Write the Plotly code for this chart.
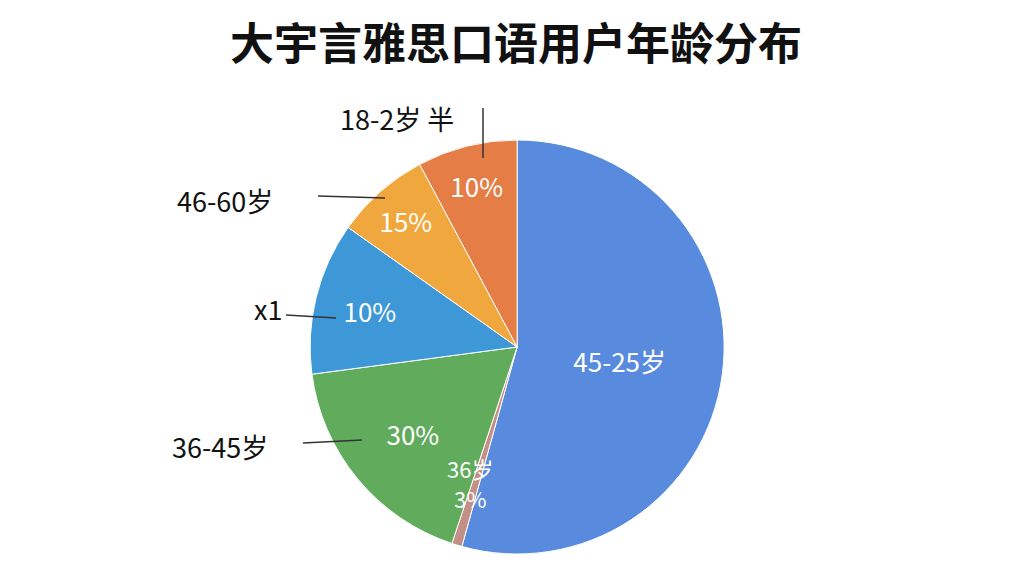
import plotly.graph_objects as go

# slice shares (clockwise from 12 o'clock)
groups = ['45-25岁', '36岁', '36-45岁', 'x1', '46-60岁', '18-2岁 半']
shares = [54.3, 0.8, 17.8, 11.9, 7.4, 7.8]
inside_text = ['45-25岁', '', '30%', '10%', '15%', '10%']
colors = ['#588BDE', '#C48F86', '#60AC5C', '#3E98D8', '#F0A83E', '#E57D46']

# outside labels, as drawn in the reference (pixel spots)
outer_labels = ['18-2岁 半', '46-60岁', 'x1', '36-45岁']
outer_pos = [(397, 118), (225, 200), (268, 308), (220, 446)]
leader_lines = [((483, 108), (483, 158)), ((318, 196), (385, 198)),
                ((286, 315), (336, 318)), ((303, 443), (362, 440))]

# the two-line label sitting on the thin slice
thin_labels = ['36岁', '3%']
thin_pos = [(470, 468), (470, 498)]

W, H = 1024, 576
T, B = 140, 22
font = 'Noto Sans CJK SC'


def px_to_paper(px_, py_):
    return px_ / W, (H - B - py_) / (H - T - B)


fig = go.Figure(go.Pie(
    labels=groups,
    values=shares,
    text=inside_text,
    textinfo='text',
    textposition='inside',
    insidetextorientation='horizontal',
    textfont=dict(family=font, size=26, color='white'),
    marker=dict(colors=colors, line=dict(color='white', width=1)),
    sort=False,
    direction='clockwise',
    rotation=0,
    showlegend=False,
    hoverinfo='label+value',
    domain=dict(x=[0.2, 0.81], y=[0, 1]),
))

anns = []
for txt, (px_, py_) in zip(outer_labels, outer_pos):
    x, y = px_to_paper(px_, py_)
    anns.append(dict(text=txt, x=x, y=y, xref='paper', yref='paper',
                     xanchor='center', yanchor='middle', showarrow=False,
                     font=dict(family=font, size=27, color='#111111')))
for txt, (px_, py_) in zip(thin_labels, thin_pos):
    x, y = px_to_paper(px_, py_)
    anns.append(dict(text=txt, x=x, y=y, xref='paper', yref='paper',
                     xanchor='center', yanchor='middle', showarrow=False,
                     font=dict(family=font, size=22, color='white')))

shapes = []
for p0, p1 in leader_lines:
    x0, y0 = px_to_paper(*p0)
    x1, y1 = px_to_paper(*p1)
    shapes.append(dict(type='line', xref='paper', yref='paper',
                       x0=x0, y0=y0, x1=x1, y1=y1,
                       line=dict(color='#333333', width=1.5)))

fig.update_layout(
    width=W, height=H,
    title=dict(text='<b>大宇言雅思口语用户年龄分布</b>', x=0.504, xanchor='center',
               y=1 - 45 / H, yanchor='middle',
               font=dict(family=font, size=44, color='#111111')),
    margin=dict(l=0, r=0, t=T, b=B),
    paper_bgcolor='white',
    plot_bgcolor='white',
    annotations=anns,
    shapes=shapes,
)

fig.write_html('out.html', config={'displayModeBar': False},
               post_script="document.body.style.margin='0';")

• INSTRUCTIONS FOR THE TASK: Everything from the top line of the data down to and including the line with "import plotly.graph_objects as go" is to be copied, except the pictures.

• THE SOLUTION:
Write the Plotly code for this chart.
import plotly.graph_objects as go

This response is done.